As the need grows for shelters for minors experiencing homelessness, Denver chips in money for services
City Council approved two contracts worth $1.6 million for Urban Peak, which serves people ages 15 to 24.
Urban Peak, a local agency providing services for people experiencing homelessness aged 15 to 24, got $1.6 million from the city on Monday after the Denver City Council approved two contracts to support the agency.
CEO Christina Carlson said the agency’s shelter on Acoma Street — the only one in Denver providing shelter space specifically for minors experiencing homelessness — has pretty much been at capacity since the pandemic started. Based on street outreach from the agency, Carlson said she there has been an uptick in youth experiencing homelessness in the city.
Carlson said the 40-person, 24/7 shelter now serves up to 30 people due to social distancing rules. Before the pandemic, she said there was usually some space for more people, but that’s no longer the case. She noted most other services have been pretty steadily used during the pandemic.
“The bottom line is that there is not enough housing,” Carlson said. “We have an affordable housing crisis, demand is increasing and it takes a long time to build housing stock and the providers and the city is working hard to do it, but building housing is not enough.”
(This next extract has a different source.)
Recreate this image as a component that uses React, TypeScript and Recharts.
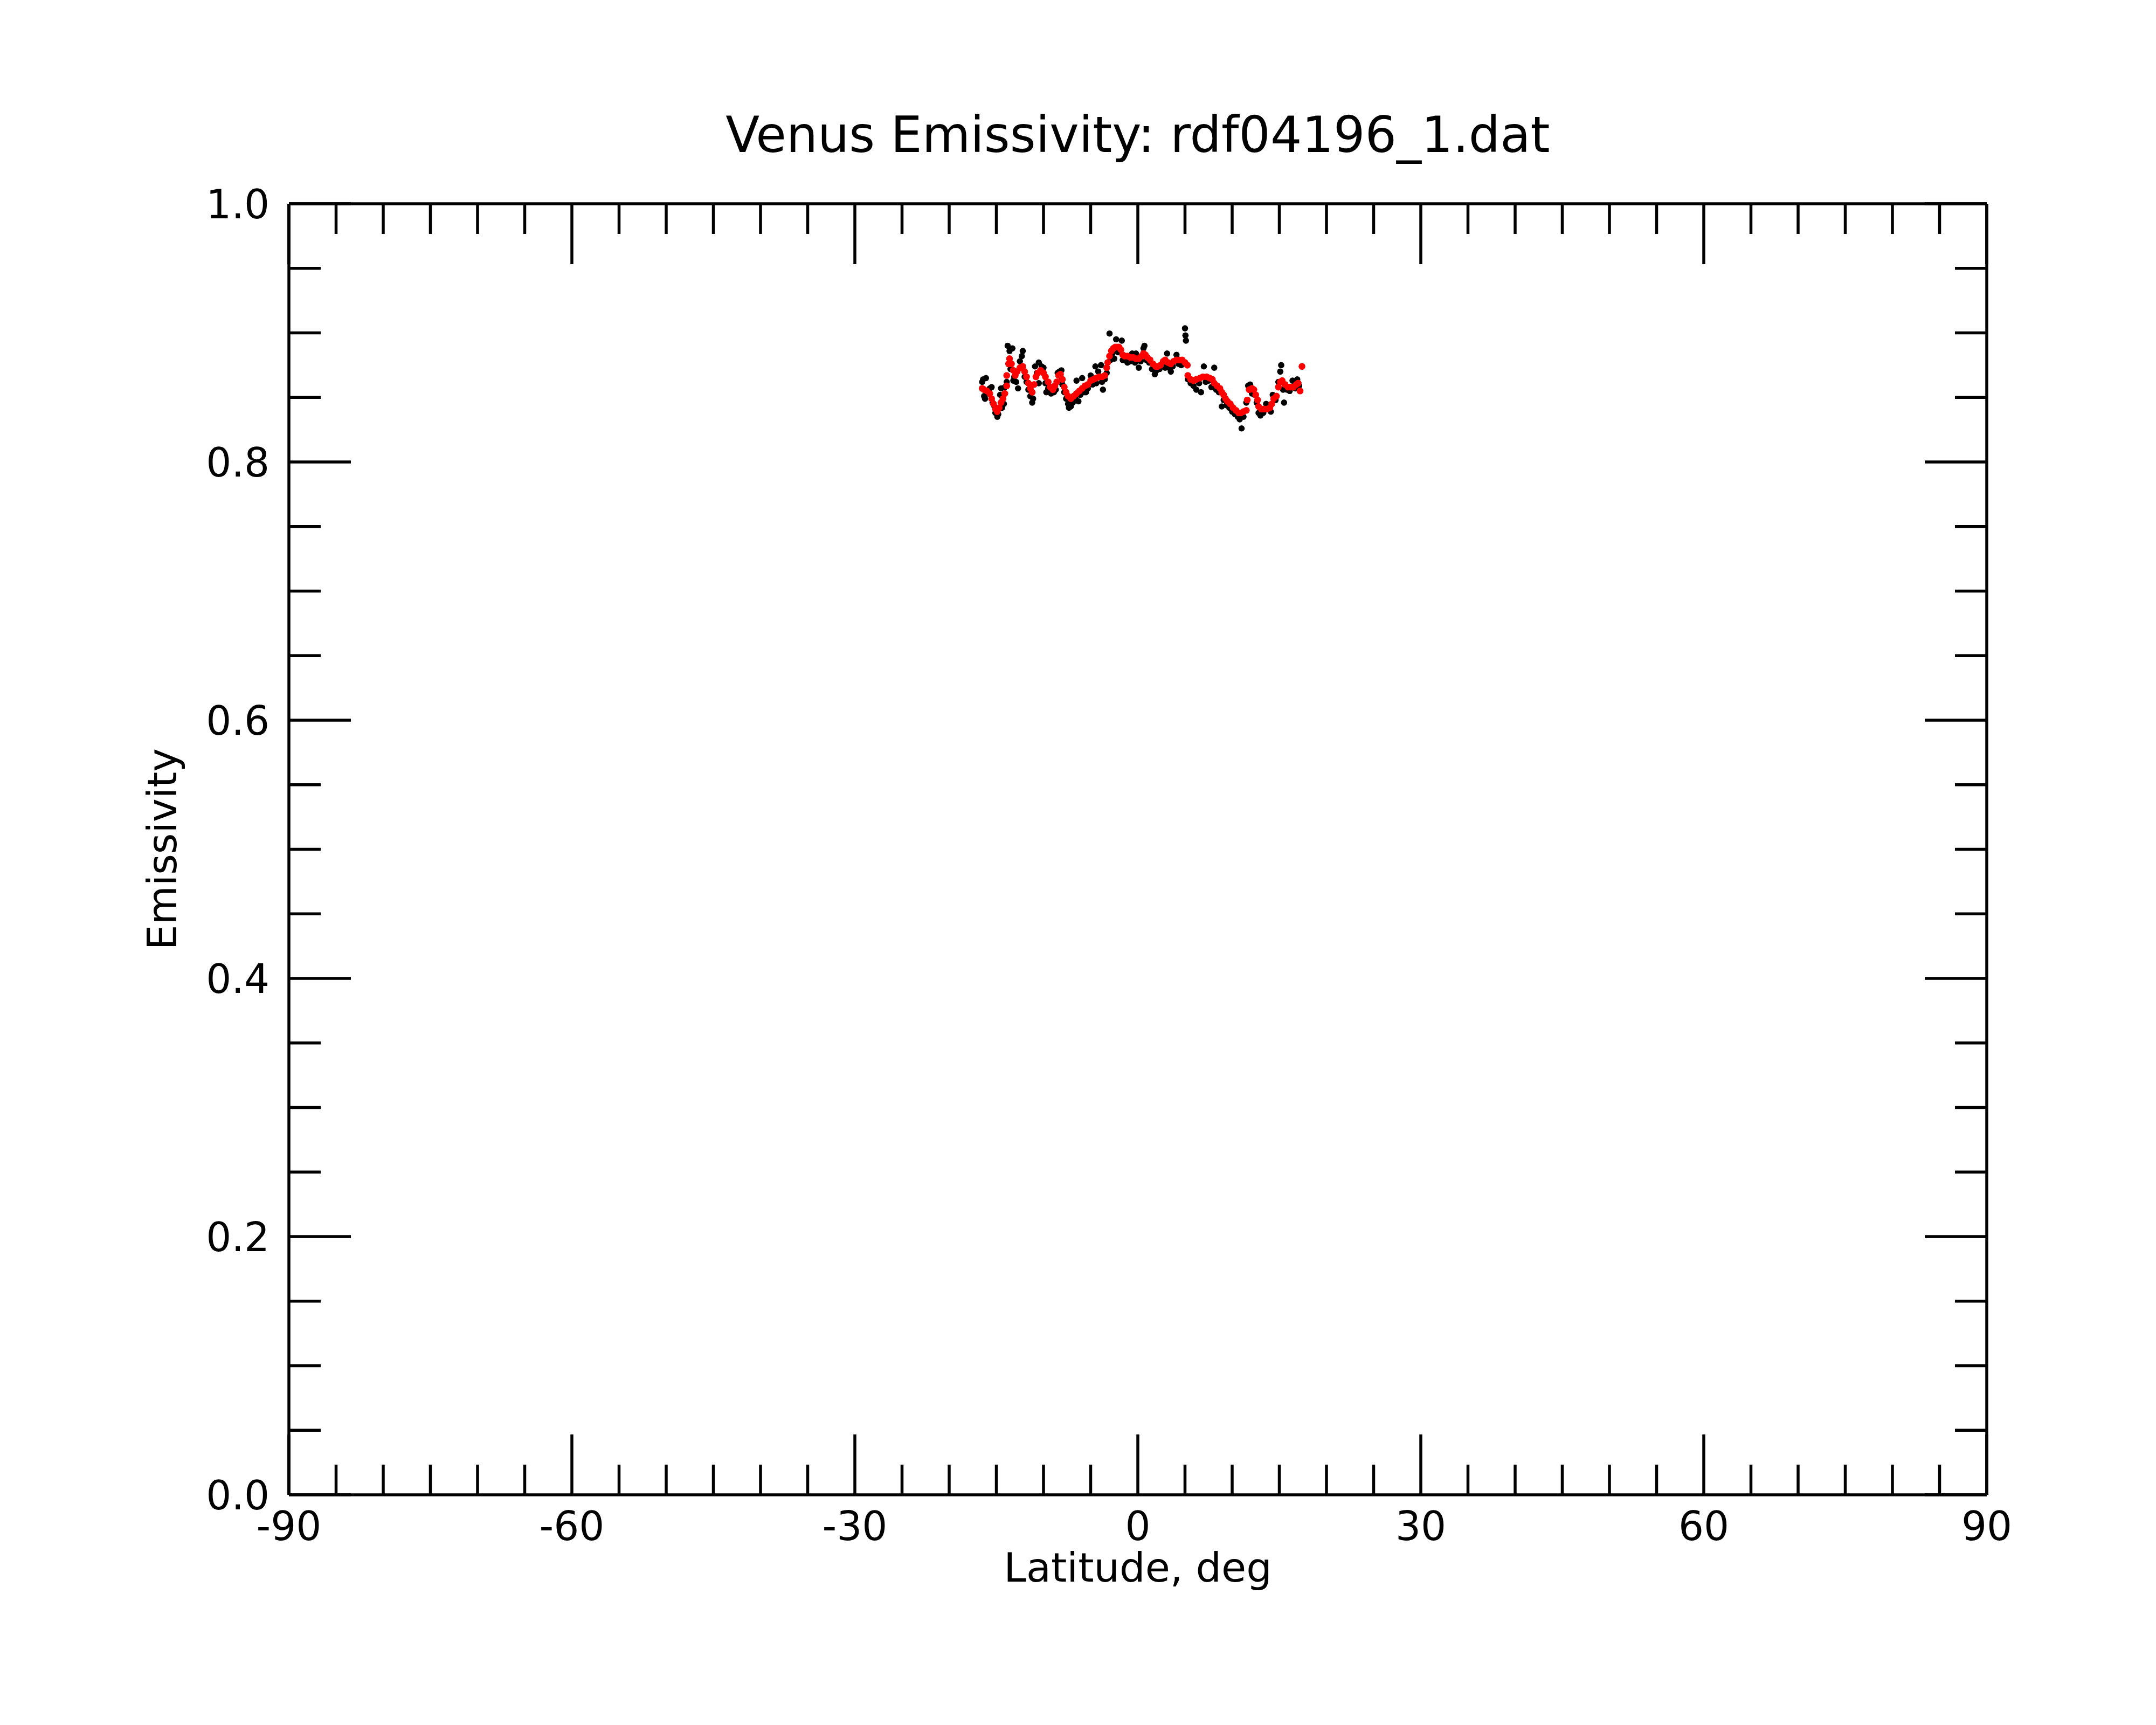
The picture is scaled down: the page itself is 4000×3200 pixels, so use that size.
import React from "react";
import { ScatterChart, Scatter, XAxis, YAxis } from "recharts";

// smoothed profile (red)
const redLat = [
  -16.5, -16.3, -16.0, -15.7, -15.5, -15.3, -15.1, -14.9, -14.7, -14.5, -14.3, -14.1, -13.9,
  -13.9, -13.7, -13.6, -13.4, -13.2, -13.0, -12.8, -12.5, -12.2, -12.0, -11.8, -11.6, -11.4, -11.2,
  -11.0, -10.8, -10.6, -10.3, -10.0, -9.8, -9.5, -9.3, -9.0, -8.8, -8.6, -8.4, -8.2, -8.0, -7.8,
  -7.6, -7.4, -7.1, -6.8, -6.5, -6.2, -5.9, -5.6, -5.3, -5.0, -4.7, -4.4, -4.1, -3.8, -3.5,
  -3.3, -3.2, -3.0, -2.8, -2.6, -2.4, -2.2, -2.0, -1.8, -1.6, -1.4, -1.1, -0.8, -0.5, -0.2,
  0.1, 0.4, 0.6, 0.8, 1.0, 1.3, 1.6, 1.9, 2.1, 2.4, 2.7, 2.9, 3.2, 3.5, 3.8, 4.1, 4.4, 4.7,
  5.0, 5.25, 5.3, 5.6, 5.9, 6.2, 6.6, 6.9, 7.3, 7.6, 7.9, 8.1, 8.4, 8.7, 8.9, 9.1, 9.3, 9.5,
  9.8, 10.1, 10.4, 10.7, 10.9, 11.2, 11.5, 11.6, 11.8, 12.1, 12.3, 12.5, 12.7, 12.8, 13.1, 13.4,
  13.7, 14.0, 14.2, 14.4, 14.7, 14.9, 15.1, 15.3, 15.6, 15.9, 16.2, 16.5, 16.8, 17.0, 17.2, 17.4,
];
const redEmis = [
  0.857, 0.856, 0.855, 0.853, 0.849, 0.845, 0.841, 0.839, 0.842, 0.846, 0.849, 0.853, 0.859,
  0.867, 0.876, 0.88, 0.876, 0.871, 0.867, 0.87, 0.873, 0.874, 0.87, 0.866, 0.861, 0.857, 0.854,
  0.86, 0.866, 0.869, 0.871, 0.869, 0.866, 0.862, 0.858, 0.856, 0.859, 0.862, 0.867, 0.868, 0.864, 0.858,
  0.854, 0.851, 0.849, 0.851, 0.853, 0.855, 0.857, 0.859, 0.86, 0.863, 0.864, 0.865, 0.866, 0.866, 0.867,
  0.873, 0.877, 0.882, 0.886, 0.888, 0.889, 0.889, 0.889, 0.887, 0.883, 0.882, 0.882, 0.881, 0.881, 0.88,
  0.88, 0.882, 0.884, 0.883, 0.881, 0.879, 0.876, 0.874, 0.874, 0.875, 0.878, 0.879, 0.877, 0.876, 0.878, 0.879, 0.879, 0.879,
  0.877, 0.875, 0.867, 0.864, 0.863, 0.864, 0.865, 0.866, 0.866, 0.865, 0.864, 0.861, 0.859, 0.857, 0.854, 0.852, 0.849, 0.847,
  0.845, 0.842, 0.84, 0.838, 0.838, 0.839, 0.84, 0.848, 0.856, 0.857, 0.856, 0.852, 0.848, 0.843, 0.841, 0.841,
  0.841, 0.842, 0.845, 0.849, 0.851, 0.858, 0.862, 0.863, 0.86, 0.858, 0.858, 0.858, 0.86, 0.861, 0.855, 0.874,
];

// raw samples (black)
const rawLat = [
  -16.5, -16.4, -16.3, -16.2, -16.1, -15.9, -15.7, -15.5, -15.4, -15.2, -15.1, -14.9, -14.8, -14.6,
  -14.5, -14.4, -14.2, -14.1, -13.9, -13.8, -13.6, -13.5, -13.3, -13.2, -13.1, -12.9, -12.7, -12.5,
  -12.3, -12.2, -12.0, -11.8, -11.6, -11.4, -11.2, -11.1, -10.9, -10.7, -10.5, -10.5, -10.2, -10.0,
  -9.8, -9.7, -9.5, -9.2, -8.9, -8.7, -8.5, -8.3, -8.1, -8.0, -7.8, -7.6, -7.4, -7.3, -7.1, -6.9,
  -6.6, -6.5, -6.3, -6.1, -5.9, -5.7, -5.5, -5.3, -5.0, -4.8, -4.5, -4.4, -4.2, -3.9, -3.8, -3.7,
  -3.5, -3.3, -3.0, -2.9, -2.7, -2.5, -2.3, -2.1, -1.9, -1.7, -1.6, -1.3, -1.1, -0.8, -0.6, -0.3,
  -0.2, 0.1, 0.3, 0.6, 0.7, 0.9, 1.2, 1.5, 1.8, 2.0, 2.3, 2.6, 2.9, 3.1, 3.3, 3.5, 3.7, 4.1, 4.3,
  4.6, 4.9, 5.0, 5.05, 5.1, 5.3, 5.6, 5.9, 6.2, 6.5, 6.7, 7.0, 7.2, 7.5, 7.8, 8.1, 8.3, 8.6, 8.9,
  9.1, 9.4, 9.7, 10.0, 10.3, 10.6, 10.8, 11.0, 11.2, 11.5, 11.7, 11.9, 12.1, 12.4, 12.6, 12.8,
  13.0, 13.3, 13.6, 13.8, 14.1, 14.3, 14.6, 14.9, 15.1, 15.2, 15.4, 15.5, 15.8, 16.1, 16.4, 16.7,
  16.9, 17.1,
];
const rawEmis = [
  0.862, 0.864, 0.851, 0.849, 0.865, 0.853, 0.857, 0.858, 0.846, 0.843, 0.838, 0.835, 0.837, 0.852,
  0.857, 0.842, 0.845, 0.858, 0.862, 0.89, 0.886, 0.872, 0.888, 0.863, 0.866, 0.862, 0.857, 0.878,
  0.882, 0.886, 0.866, 0.862, 0.856, 0.851, 0.846, 0.849, 0.874, 0.869, 0.877, 0.861, 0.874, 0.873,
  0.861, 0.854, 0.857, 0.853, 0.854, 0.856, 0.869, 0.87, 0.871, 0.86, 0.854, 0.849, 0.845, 0.842, 0.843, 0.846,
  0.849, 0.863, 0.847, 0.852, 0.865, 0.854, 0.854, 0.857, 0.867, 0.86, 0.874, 0.861, 0.87, 0.875, 0.862, 0.856,
  0.864, 0.869, 0.8995, 0.879, 0.884, 0.88, 0.895, 0.885, 0.886, 0.894, 0.879, 0.879, 0.877, 0.878, 0.884, 0.877,
  0.884, 0.873, 0.878, 0.888, 0.89, 0.879, 0.877, 0.872, 0.868, 0.871, 0.872, 0.876, 0.873, 0.884, 0.873, 0.87, 0.874, 0.883, 0.876,
  0.875, 0.877, 0.9035, 0.898, 0.894, 0.864, 0.861, 0.859, 0.856, 0.861, 0.854, 0.874, 0.862, 0.863, 0.858, 0.873, 0.856, 0.854, 0.843,
  0.848, 0.844, 0.842, 0.839, 0.837, 0.835, 0.833, 0.826, 0.835, 0.846, 0.859, 0.86, 0.853, 0.852, 0.846, 0.838,
  0.836, 0.838, 0.845, 0.843, 0.839, 0.852, 0.848, 0.862, 0.87, 0.875, 0.856, 0.846, 0.856, 0.855, 0.863, 0.857,
  0.864, 0.859,
];

const xMajor = [-90, -60, -30, 0, 30, 60, 90];
const xTicks = [
  -90, -85, -80, -75, -70, -65, -60, -55, -50, -45, -40, -35, -30, -25, -20, -15, -10, -5, 0,
  5, 10, 15, 20, 25, 30, 35, 40, 45, 50, 55, 60, 65, 70, 75, 80, 85, 90,
];
const yMajor = [0, 0.2, 0.4, 0.6, 0.8, 1.0];
const yTicks = [
  0, 0.05, 0.1, 0.15, 0.2, 0.25, 0.3, 0.35, 0.4, 0.45, 0.5, 0.55, 0.6, 0.65, 0.7, 0.75, 0.8,
  0.85, 0.9, 0.95, 1.0,
];

const rawData = rawLat.map((lat, i) => ({ lat, emis: rawEmis[i] }));
const redData = redLat.map((lat, i) => ({ lat, emis: redEmis[i] }));

const W = 4000;
const H = 3200;
const FONT = "DejaVu Sans";
const LW = 5.5;

const isMajor = (list: number[], v: number) => list.some((m) => Math.abs(m - v) < 1e-6);

const BottomTick = (props: any) => {
  const { x, y, payload } = props;
  const major = isMajor(xMajor, payload.value);
  return (
    <g>
      <line x1={x} x2={x} y1={y} y2={y - (major ? 112 : 56)} stroke="#000" strokeWidth={LW} />
      {major && (
        <text x={x} y={y + 84} textAnchor="middle" fontSize={74} fontFamily={FONT} fill="#000">
          {payload.value}
        </text>
      )}
    </g>
  );
};

const TopTick = (props: any) => {
  const { x, y, payload } = props;
  const major = isMajor(xMajor, payload.value);
  return <line x1={x} x2={x} y1={y} y2={y + (major ? 112 : 56)} stroke="#000" strokeWidth={LW} />;
};

const LeftTick = (props: any) => {
  const { x, y, payload } = props;
  const major = isMajor(yMajor, payload.value);
  return (
    <g>
      <line x1={x} x2={x + (major ? 115 : 59)} y1={y} y2={y} stroke="#000" strokeWidth={LW} />
      {major && (
        <text x={x - 36} y={y + 27} textAnchor="end" fontSize={74} fontFamily={FONT} fill="#000">
          {payload.value.toFixed(1)}
        </text>
      )}
    </g>
  );
};

const RightTick = (props: any) => {
  const { x, y, payload } = props;
  const major = isMajor(yMajor, payload.value);
  return <line x1={x} x2={x - (major ? 115 : 59)} y1={y} y2={y} stroke="#000" strokeWidth={LW} />;
};

const dot = (r: number, fill: string) => (p: any) => <circle cx={p.cx} cy={p.cy} r={r} fill={fill} />;

const axisLine = { stroke: "#000", strokeWidth: LW };

export default function App() {
  return (
    <div style={{ position: "absolute", left: 0, top: 0, width: W, height: H, background: "#fff" }}>
      <ScatterChart width={W} height={H} margin={{ top: 278, right: 214, bottom: 327, left: 436 }}>
        <XAxis
          xAxisId="b"
          dataKey="lat"
          type="number"
          domain={[-90, 90]}
          ticks={xTicks}
          interval={0}
          height={100}
          tickSize={0}
          tickMargin={0}
          tickLine={false}
          axisLine={axisLine}
          tick={<BottomTick />}
        />
        <XAxis
          xAxisId="t"
          dataKey="lat"
          orientation="top"
          type="number"
          domain={[-90, 90]}
          ticks={xTicks}
          interval={0}
          height={100}
          tickSize={0}
          tickMargin={0}
          tickLine={false}
          axisLine={axisLine}
          tick={<TopTick />}
        />
        <YAxis
          yAxisId="l"
          dataKey="emis"
          type="number"
          domain={[0, 1]}
          ticks={yTicks}
          interval={0}
          width={100}
          tickSize={0}
          tickMargin={0}
          tickLine={false}
          axisLine={axisLine}
          tick={<LeftTick />}
        />
        <YAxis
          yAxisId="r"
          dataKey="emis"
          orientation="right"
          type="number"
          domain={[0, 1]}
          ticks={yTicks}
          interval={0}
          width={100}
          tickSize={0}
          tickMargin={0}
          tickLine={false}
          axisLine={axisLine}
          tick={<RightTick />}
        />
        {/* raw points on the top/right pair (same domains), smoothed on bottom/left */}
        <Scatter xAxisId="t" yAxisId="r" data={rawData} shape={dot(5.8, "#000")} isAnimationActive={false} />
        <Scatter xAxisId="b" yAxisId="l" data={redData} shape={dot(6.3, "#ff0000")} isAnimationActive={false} />
      </ScatterChart>
      <svg
        width={W}
        height={H}
        style={{ position: "absolute", left: 0, top: 0, pointerEvents: "none" }}
        fontFamily={FONT}
      >
        <text x={2111} y={282} textAnchor="middle" fontSize={92} fill="#000">
          Venus Emissivity: rdf04196_1.dat
        </text>
        <text x={2111} y={2934} textAnchor="middle" fontSize={75} fill="#000">
          Latitude, deg
        </text>
        <text x={327} y={1575} textAnchor="middle" fontSize={74} fill="#000" transform="rotate(-90 327 1575)">
          Emissivity
        </text>
      </svg>
    </div>
  );
}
Urban Peaks has a $7.5 million annual budget, so Carlson said the city’s money is a “big chunk” for the agency. Urban Peak gets money from state and federal governments and private donors.
The money will pay for services at the shelter and for housing at the agency’s three apartment buildings, which between them include 66 individual units for young people experiencing homelessness. The agency also place young people in supportive housing.
Its drop-in center on Stout Street is open five days a week and provides things like meals, places to shower, laundry and case management for youth, Carlson said. She added there’s also been an uptick in young people visiting the drop-in center. In 2019, Urban Peak got $840,682 from the city to help its expand hours and $138,328 for improvements at the shelter and drop-in center.
Carlson said the agency serves about 1,000 young people every year. That’s significantly more than the 195 homeless youth counted in 2020’s point in time survey in Denver, a one-night annual estimation of homelessness that’s often an undercount.
Urban Peak’s outreach includes going out in the streets to find and talk to young people about their services, which also include access to crisis intervention and a medical clinic.
Carlson said people of color and LGBTQ youth are overrepresented among young people experiencing homelessness.
Denver’s Chief Housing Officer Britta Fisher said the money from the city will help “solidify” the 24/7 shelter and help young people in the city who are experiencing homelessness.
The money approved Monday includes one contract worth $660,000 that will help pay for shelter operations though December 2021, while another contract worth $900,000 will provide money for Urban Peak’s housing units through December 2023.
Fisher said the funding will come from the sales tax increase raising money for services for people experiencing homelessness. The sales tax hike was passed by voters last November; Fisher said it’s projected to raise $37 million this year.